To calculate scanpath networks from eye-movement patterns (see sections 1.3 and 2.4), one can use the EyeLink® Data Viewer Software from SR Research (the company that produces the EyeLink 1000 Plus eye tracker), in combination with data cleaning tools like SQL, Python, and Microsoft Excel. To calculate the network metrics used in this paper (see 2.4), one can use network analysis packages like NetworkX (Hagberg et al., 2008)—a collection of network manipulation and metric generation algorithms in Python. A variety of other network metrics and manipulation tools including boundary, d-separation, and dominance are also available in this package. Detailed source code and references can be found in Software for Complex Networks (2020).

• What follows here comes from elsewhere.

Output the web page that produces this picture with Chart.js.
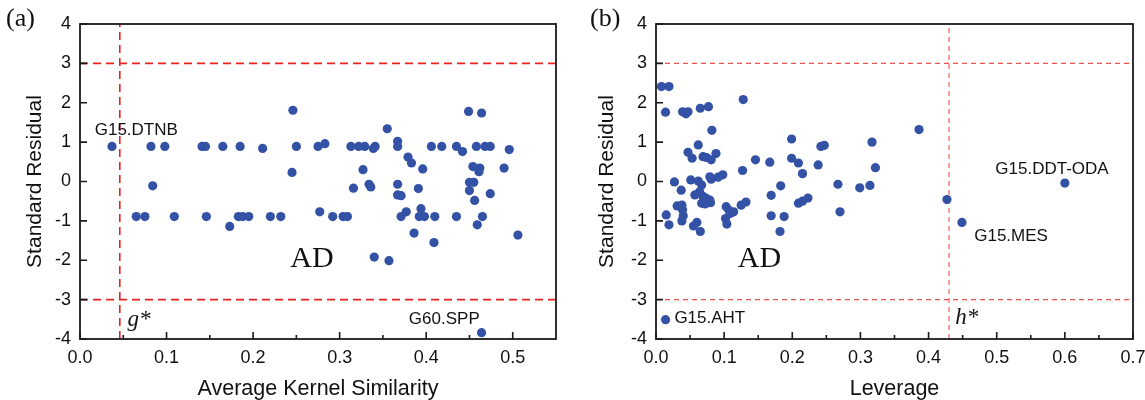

Following the recent call of Behavior Research Methods on open access of data for research reliability and validity (Brysbaert et al., 2021), all data used in this article have been organized and uploaded onto the OpenNeuro platform under the dataset named “The Reading Brain Project L1 Adults” (see https://openneuro.org/datasets/ds002247/versions/1.0.0). We also provided very detailed documentation for the data acquisition and processing steps (see section 6 of the Reading Brain Project: Methods for Data Collection (L1 Adults); https://blclab.org/wp-content/uploads/2019/08/Reading_Brain_Methods_L1Adults.pdf), along with related information of behavioral and neuroimaging data collection and processing (sections 5 and 7), participant background and experiences (section 8), and appendices that contain instructions for the experiments and descriptions of the eye-tracking data file (section 10). Readers interested in applying network analyses on eye movement data (or related behavioral and neuroimaging data) can download our dataset and the documentation either from the OpenNeuro website mentioned above or from https://blclab.org/reading_brain/.

Finally, for general applications of the network science approach in cognition and language studies, one can consult a recent volume edited by Vitevitch (2019), and recent reviews by Karuza et al. (2016), Bassett and Sporns (2017), and Zaharchuk and Karuza (2021).